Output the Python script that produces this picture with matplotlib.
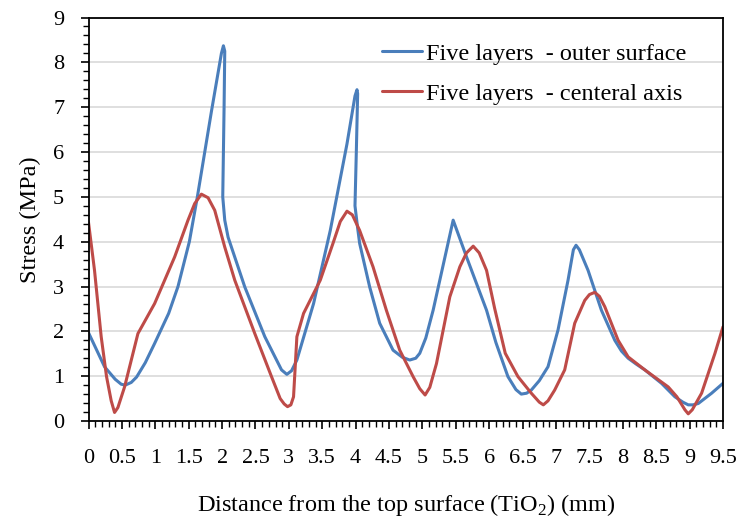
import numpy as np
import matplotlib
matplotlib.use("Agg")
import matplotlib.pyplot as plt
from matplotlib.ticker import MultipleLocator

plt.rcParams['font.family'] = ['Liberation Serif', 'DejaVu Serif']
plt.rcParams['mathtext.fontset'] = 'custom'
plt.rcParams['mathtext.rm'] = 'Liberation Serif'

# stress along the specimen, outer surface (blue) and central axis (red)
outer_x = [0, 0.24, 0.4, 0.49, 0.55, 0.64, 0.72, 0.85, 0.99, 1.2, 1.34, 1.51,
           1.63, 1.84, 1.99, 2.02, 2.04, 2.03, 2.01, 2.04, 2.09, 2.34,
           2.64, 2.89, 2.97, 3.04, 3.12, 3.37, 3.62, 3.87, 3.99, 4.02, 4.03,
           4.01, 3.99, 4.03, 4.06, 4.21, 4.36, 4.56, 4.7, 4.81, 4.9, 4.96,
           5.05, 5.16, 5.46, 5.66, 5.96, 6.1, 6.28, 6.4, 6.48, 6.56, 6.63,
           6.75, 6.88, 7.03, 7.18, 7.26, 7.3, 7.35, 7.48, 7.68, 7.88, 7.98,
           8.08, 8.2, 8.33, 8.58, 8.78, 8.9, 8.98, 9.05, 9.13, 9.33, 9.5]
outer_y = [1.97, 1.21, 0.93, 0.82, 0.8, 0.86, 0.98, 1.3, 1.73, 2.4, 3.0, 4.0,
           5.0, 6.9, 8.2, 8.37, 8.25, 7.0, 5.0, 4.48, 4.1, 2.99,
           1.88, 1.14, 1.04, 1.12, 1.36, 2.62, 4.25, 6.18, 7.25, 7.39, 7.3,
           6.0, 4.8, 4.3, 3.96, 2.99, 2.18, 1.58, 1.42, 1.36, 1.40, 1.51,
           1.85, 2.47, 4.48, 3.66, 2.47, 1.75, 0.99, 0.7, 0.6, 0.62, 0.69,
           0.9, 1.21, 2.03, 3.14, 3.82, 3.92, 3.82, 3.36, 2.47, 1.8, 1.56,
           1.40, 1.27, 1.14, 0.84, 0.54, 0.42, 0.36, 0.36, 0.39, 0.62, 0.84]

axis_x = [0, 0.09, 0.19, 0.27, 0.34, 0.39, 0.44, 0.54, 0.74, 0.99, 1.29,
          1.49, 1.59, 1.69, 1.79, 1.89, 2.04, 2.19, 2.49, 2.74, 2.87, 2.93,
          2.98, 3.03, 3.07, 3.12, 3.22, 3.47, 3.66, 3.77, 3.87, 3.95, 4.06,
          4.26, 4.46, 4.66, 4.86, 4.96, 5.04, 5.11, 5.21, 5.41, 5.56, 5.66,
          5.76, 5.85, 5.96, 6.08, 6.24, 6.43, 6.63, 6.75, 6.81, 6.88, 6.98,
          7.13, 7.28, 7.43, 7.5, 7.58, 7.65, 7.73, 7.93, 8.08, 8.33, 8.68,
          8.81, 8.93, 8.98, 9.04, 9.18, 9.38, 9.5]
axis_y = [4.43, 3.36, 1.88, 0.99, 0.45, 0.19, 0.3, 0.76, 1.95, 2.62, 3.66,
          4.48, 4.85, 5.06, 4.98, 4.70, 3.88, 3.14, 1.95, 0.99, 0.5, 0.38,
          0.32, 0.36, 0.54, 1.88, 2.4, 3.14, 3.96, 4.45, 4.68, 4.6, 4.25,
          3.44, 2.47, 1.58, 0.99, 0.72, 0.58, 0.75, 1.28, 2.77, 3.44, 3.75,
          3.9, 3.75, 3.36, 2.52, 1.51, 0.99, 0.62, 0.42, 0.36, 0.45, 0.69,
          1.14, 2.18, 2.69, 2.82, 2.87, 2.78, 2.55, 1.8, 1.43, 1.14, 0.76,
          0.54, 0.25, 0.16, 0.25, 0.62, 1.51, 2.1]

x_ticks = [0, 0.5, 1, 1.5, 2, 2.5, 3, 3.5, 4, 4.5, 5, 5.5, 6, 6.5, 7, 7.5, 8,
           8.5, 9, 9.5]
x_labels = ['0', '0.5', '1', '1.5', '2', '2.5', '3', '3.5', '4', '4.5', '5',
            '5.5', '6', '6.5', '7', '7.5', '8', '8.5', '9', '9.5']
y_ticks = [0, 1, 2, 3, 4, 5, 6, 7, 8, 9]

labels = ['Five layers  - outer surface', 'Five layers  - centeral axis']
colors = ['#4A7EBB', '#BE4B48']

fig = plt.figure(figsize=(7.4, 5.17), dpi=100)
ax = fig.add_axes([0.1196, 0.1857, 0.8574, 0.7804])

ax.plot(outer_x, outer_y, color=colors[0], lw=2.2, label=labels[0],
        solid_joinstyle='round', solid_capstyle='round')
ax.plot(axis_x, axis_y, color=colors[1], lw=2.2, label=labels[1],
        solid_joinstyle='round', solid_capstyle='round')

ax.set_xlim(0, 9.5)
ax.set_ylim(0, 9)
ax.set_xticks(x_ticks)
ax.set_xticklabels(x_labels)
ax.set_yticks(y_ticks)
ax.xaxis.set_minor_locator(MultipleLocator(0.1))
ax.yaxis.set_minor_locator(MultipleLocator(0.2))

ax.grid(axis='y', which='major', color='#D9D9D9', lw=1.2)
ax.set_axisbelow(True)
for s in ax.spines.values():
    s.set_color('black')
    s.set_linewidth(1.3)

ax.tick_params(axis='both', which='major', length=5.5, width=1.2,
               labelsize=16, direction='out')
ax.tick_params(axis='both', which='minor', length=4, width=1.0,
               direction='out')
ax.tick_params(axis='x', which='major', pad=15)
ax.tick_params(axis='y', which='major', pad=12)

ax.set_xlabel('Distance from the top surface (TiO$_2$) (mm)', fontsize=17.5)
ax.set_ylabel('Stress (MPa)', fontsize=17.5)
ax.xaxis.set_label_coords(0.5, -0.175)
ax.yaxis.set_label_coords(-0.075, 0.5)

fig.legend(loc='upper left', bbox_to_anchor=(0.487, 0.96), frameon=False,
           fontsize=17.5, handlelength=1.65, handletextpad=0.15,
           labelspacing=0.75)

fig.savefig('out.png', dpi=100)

WHAT YOU HAVE TO DO — From the first line above to the line containing "plt.rcParams['mathtext.rm'] = 'Liberation", repeat each line exactly. Pictures stay out.

ANSWER IN FULL —
Output the Python script that produces this picture with matplotlib.
import numpy as np
import matplotlib
matplotlib.use("Agg")
import matplotlib.pyplot as plt
from matplotlib.ticker import MultipleLocator

plt.rcParams['font.family'] = ['Liberation Serif', 'DejaVu Serif']
plt.rcParams['mathtext.fontset'] = 'custom'
plt.rcParams['mathtext.rm'] = 'Liberation Serif'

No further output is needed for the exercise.